Орлиное гнездо (Павчинский) - страница 27

И однажды Дерябину повезло. Он все-таки подкараулил браконьера, выследил таежную фанзу, куда добытчики сносили золото. На зверовой тропе Дерябин, угрожая оружием, ограбил свою жертву и стал обладателем заветного металла…

Произошло это спустя три года после того, как была спущена на воду «Эмилия», командовал которой сам купец Семенов.

«Эмилия» совершала регулярные рейсы между Владивостоком и бухтой Ольгой, где Семенов развернул бурную деятельность по заготовке морской капусты. Осенью на берегу бухты возвышались высокие штабеля высушенных водорослей, покрытые сверху защитным слоем соломы на случай дождя.

Вскоре после аскольдовских событий Дерябин уволился в запас по болезни и поступил в услужение к Семенову.
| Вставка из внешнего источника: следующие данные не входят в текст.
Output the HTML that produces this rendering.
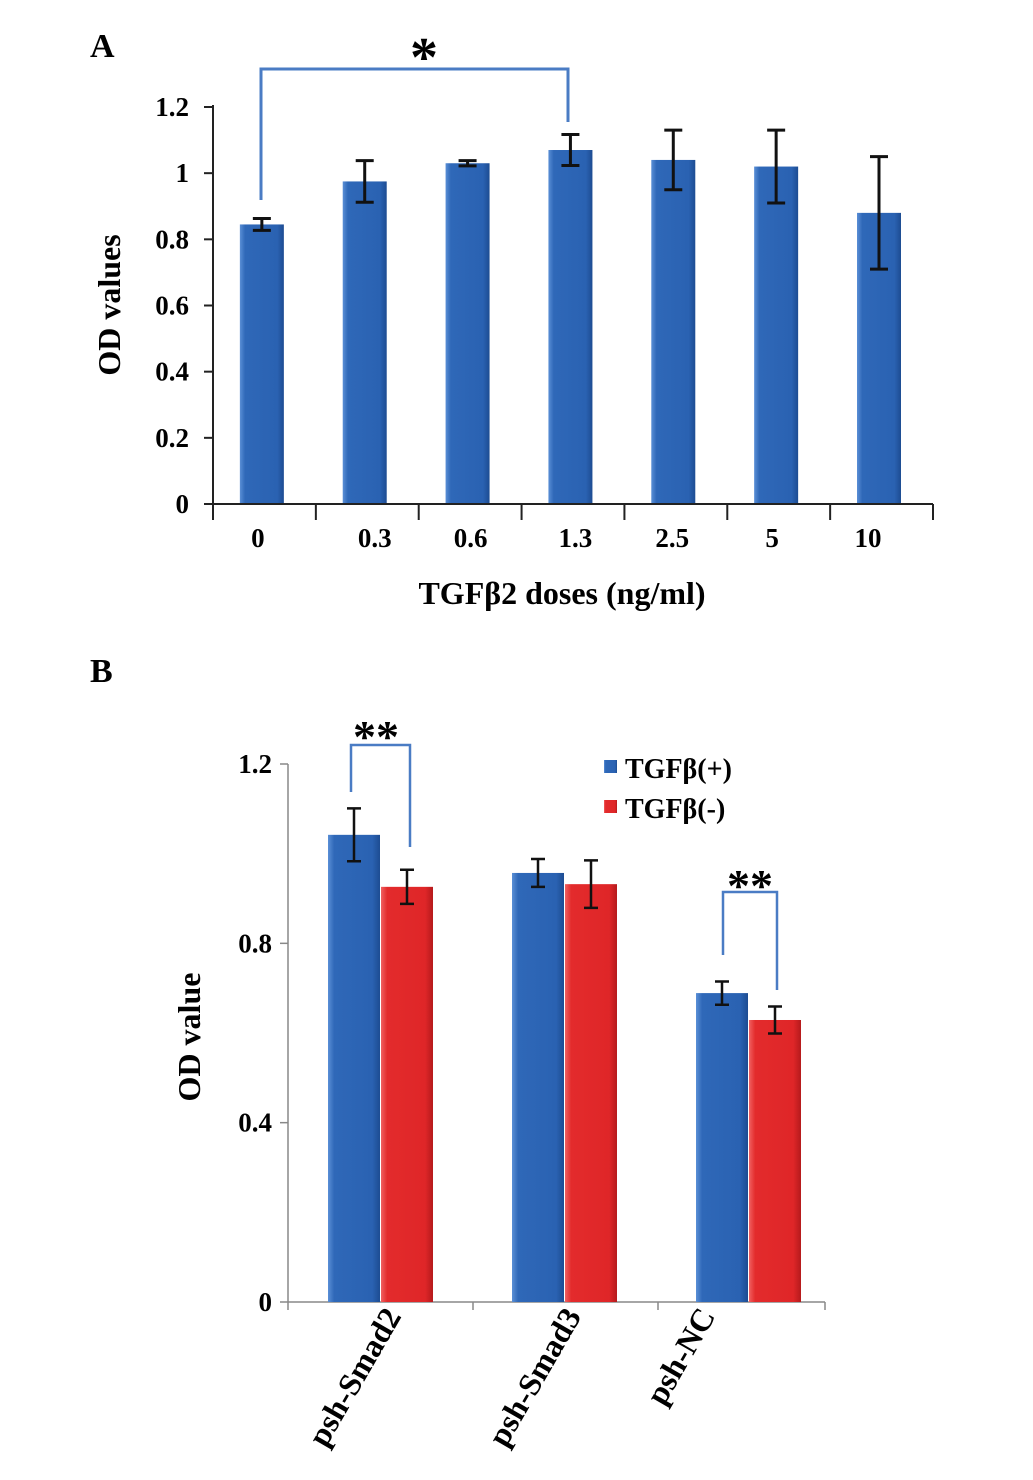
<!DOCTYPE html>
<html><head><meta charset="utf-8">
<style>
body{margin:0;background:#fff;}
svg{display:block;font-family:"Liberation Serif",serif;font-weight:bold;}
</style></head>
<body>
<svg id="chart" width="1033" height="1480" viewBox="0 0 1033 1480" xmlns="http://www.w3.org/2000/svg">
<defs>
<linearGradient id="gb" x1="0" x2="1" y1="0" y2="0">
<stop offset="0" stop-color="#5a8fd6"/><stop offset="0.12" stop-color="#2f68b8"/><stop offset="0.85" stop-color="#2a62b2"/><stop offset="1" stop-color="#1d4c92"/></linearGradient>
<linearGradient id="gr" x1="0" x2="1" y1="0" y2="0">
<stop offset="0" stop-color="#f06060"/><stop offset="0.12" stop-color="#e32b2c"/><stop offset="0.85" stop-color="#df2628"/><stop offset="1" stop-color="#b51a1c"/></linearGradient>
</defs>
<g id="pa"></g>
<g id="pb"></g>
</svg>
<script>
const aCats=["0","0.3","0.6","1.3","2.5","5","10"];
const aVals=[0.845,0.975,1.03,1.07,1.04,1.02,0.88];
const aErr=[0.018,0.063,0.008,0.047,0.09,0.11,0.17];
const aTicks=[0,0.2,0.4,0.6,0.8,1,1.2];
const aTickLabels=["0","0.2","0.4","0.6","0.8","1","1.2"];
const bCats=["psh-Smad2","psh-Smad3","psh-NC"];
const bPlus=[1.042,0.957,0.689];
const bPlusErr=[0.059,0.031,0.026];
const bMinus=[0.926,0.932,0.629];
const bMinusErr=[0.038,0.053,0.03];
const bTicks=[0,0.4,0.8,1.2];
const bTickLabels=["0","0.4","0.8","1.2"];

const NS="http://www.w3.org/2000/svg";
function mk(parent,tag,attrs,txt){const e=document.createElementNS(NS,tag);for(const k in attrs)e.setAttribute(k,attrs[k]);if(txt!==undefined)e.textContent=txt;parent.appendChild(e);return e;}

// Panel A
const pa=document.getElementById('pa');
const ay=v=>504-v*(504-107)/1.2;
const ax0=213,ax1=933,aStep=(ax1-ax0)/aCats.length;
const ax=i=>ax0+aStep*(i+0.475);
const aLabelShift=[-4,10,3,5,-1,-4,-11];
let t=mk(pa,'text',{x:90,y:57,'font-size':34},'A');

let e=mk(pa,'line',{x1:ax0,y1:ay(1.2)-2,x2:ax0,y2:504,stroke:'#222','stroke-width':2});

aTicks.forEach((v,i)=>{
  let l=mk(pa,'line',{x1:ax0-9,y1:ay(v),x2:ax0,y2:ay(v),stroke:'#222','stroke-width':2});
  
  let tx=mk(pa,'text',{x:ax0-24,y:ay(v)+9,'font-size':27,'text-anchor':'end'},aTickLabels[i]);
  
});
aCats.forEach((c,i)=>{
  const w=44,cx=ax(i),x=cx-w/2;
  let r=mk(pa,'rect',{x:x,y:ay(aVals[i]),width:w,height:504-ay(aVals[i]),fill:'url(#gb)'});
  
  const y1=ay(aVals[i]+aErr[i]),y2=ay(aVals[i]-aErr[i]);
  let g=mk(pa,'path',{d:`M${cx},${y1}V${y2}M${cx-9},${y1}H${cx+9}M${cx-9},${y2}H${cx+9}`,stroke:'#111','stroke-width':3,fill:'none'});
  
  let tx=mk(pa,'text',{x:cx+aLabelShift[i],y:547,'font-size':27,'text-anchor':'middle'},c);
  
});
for(let i=0;i<=aCats.length;i++){
  const x=ax0+aStep*i;
  let l=mk(pa,'line',{x1:x,y1:504,x2:x,y2:520,stroke:'#222','stroke-width':2});
  
}
e=mk(pa,'line',{x1:ax0,y1:504,x2:ax1,y2:504,stroke:'#222','stroke-width':2});

e=mk(pa,'text',{x:562,y:604,'font-size':32,'text-anchor':'middle'},'TGFβ2 doses (ng/ml)');

e=mk(pa,'text',{x:0,y:0,'font-size':32,'text-anchor':'middle',transform:'translate(120,305) rotate(-90)'},'OD values');

e=mk(pa,'path',{d:`M261,200V69H568V122`,stroke:'#4a7cc4','stroke-width':3,fill:'none'});

e=mk(pa,'text',{x:424,y:76,'font-size':56,'text-anchor':'middle'},'*');


// Panel B
const pb=document.getElementById('pb');
const by=v=>1302-v*(1302-764)/1.2;
const bx0=288,bx1=825;
const bCenters=[381,565,749];
const bLabelAnchor=[402,582,716];
t=mk(pb,'text',{x:90,y:682,'font-size':34},'B');

e=mk(pb,'line',{x1:bx0,y1:by(1.2),x2:bx0,y2:1302,stroke:'#888','stroke-width':1.5});

bTicks.forEach((v,i)=>{
  let l=mk(pb,'line',{x1:bx0-8,y1:by(v),x2:bx0,y2:by(v),stroke:'#888','stroke-width':1.5});
  
  let tx=mk(pb,'text',{x:bx0-16,y:by(v)+9,'font-size':27,'text-anchor':'end'},bTickLabels[i]);
  
});
e=mk(pb,'line',{x1:bx0,y1:1302,x2:bx1,y2:1302,stroke:'#888','stroke-width':1.5});

[288,473,658,825].forEach(x=>{
  let l=mk(pb,'line',{x1:x,y1:1302,x2:x,y2:1310,stroke:'#888','stroke-width':1.5});
  
});
function bar(cx,v,err,fill,name){
  const w=52;
  let r=mk(pb,'rect',{x:cx,y:by(v),width:w,height:1302-by(v),fill:fill});
  
  const m=cx+w/2,y1=by(v+err),y2=by(v-err);
  let g=mk(pb,'path',{d:`M${m},${y1}V${y2}M${m-7},${y1}H${m+7}M${m-7},${y2}H${m+7}`,stroke:'#111','stroke-width':2.5,fill:'none'});
  
}
bCats.forEach((c,i)=>{
  const cx=bCenters[i];
  bar(cx-53,bPlus[i],bPlusErr[i],'url(#gb)','b-bar-plus-'+c);
  bar(cx,bMinus[i],bMinusErr[i],'url(#gr)','b-bar-minus-'+c);
  let tx=mk(pb,'text',{x:0,y:0,'font-size':32,'text-anchor':'end',transform:`translate(${bLabelAnchor[i]},1316) rotate(-60)`},c);
  
});
e=mk(pb,'path',{d:`M351,792V745H410V847`,stroke:'#4a7cc4','stroke-width':2.5,fill:'none'});

e=mk(pb,'text',{x:376,y:752,'font-size':46,'text-anchor':'middle'},'**');

e=mk(pb,'path',{d:`M723,955V892H777V990`,stroke:'#4a7cc4','stroke-width':2.5,fill:'none'});

e=mk(pb,'text',{x:750,y:901,'font-size':46,'text-anchor':'middle'},'**');

e=mk(pb,'rect',{x:604,y:760,width:13,height:13,fill:'url(#gb)'});

e=mk(pb,'text',{x:625,y:778,'font-size':28},'TGFβ(+)');

e=mk(pb,'rect',{x:604,y:800,width:13,height:13,fill:'url(#gr)'});

e=mk(pb,'text',{x:625,y:818,'font-size':28},'TGFβ(-)');

e=mk(pb,'text',{x:0,y:0,'font-size':32,'text-anchor':'middle',transform:'translate(200,1037) rotate(-90)'},'OD value');

</script>
</body></html>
Купец Семенов был доволен Василием Тихоновичем Дерябиным. Обороты увеличивались, доходы росли, купец потирал руки, хотя догадывался, что Василий Тихонович себя не обижает. «Черт с ним, пусть ворует, без этого нельзя», — мирился Семенов с дерябинской оборотливостью.

А Прохор продолжал тянуть солдатскую лямку вплоть до того времени, когда через пятнадцать лет после основания поста Владивосток был объявлен городом.

Прохор с сыном пришел в тот день к дому постового начальника, где собралась разная публика. Ксеньюшки уже не было с ними — умерла от холеры, которая, нагрянув, собрала во Владивостоке обильную жатву среди бедного люда.

Василий Тихонович подошел к Прохору. Поздоровались. Что-то новое и незнакомое появилось в обличии Дерябина. Он неуловимыми чертами смахивал на Семенова — походка, жесты, манера разговаривать, костюм.

— Живешь-то как? — поинтересовался Дерябин. — Жену не подыскал?

— Живу как все. И — один.

— А я, брат, окрутился. С вдовушкой одной. Женщина основательная, — хвастался Дерябин.

Он восторгался сметливостью и умом своей супруги, рассказывал, как она за бутылку водки ухитрилась купить отличный земельный участок, построила фанзу и открыла в ней питейное заведение. Кабак давал большую прибыль.

Прохор слушал без интереса, зато с любопытством смотрел на выставленный в рамке под стеклом для всеобщего обозрения рисунок герба, присвоенного Владивостоку. Герб представлял собою два скрещенных золотых якоря и крепостную башню, на которые был наложен серебряный щит с изображением уссурийского тигра, бывшего до прихода сюда русских безраздельным хозяином дебрей. «А киска-то, видать, моя», — улыбнулся Прохор, вспомнив, что первого тигра здесь уложил он, когда зверь забрался на строительную площадку Успенской церкви. За ним погналась тогда свора собак с корвета «Гридень», а Прохор, у которого было с собой ружье, прицелился и метким выстрелом убил огромного полосатого красавца.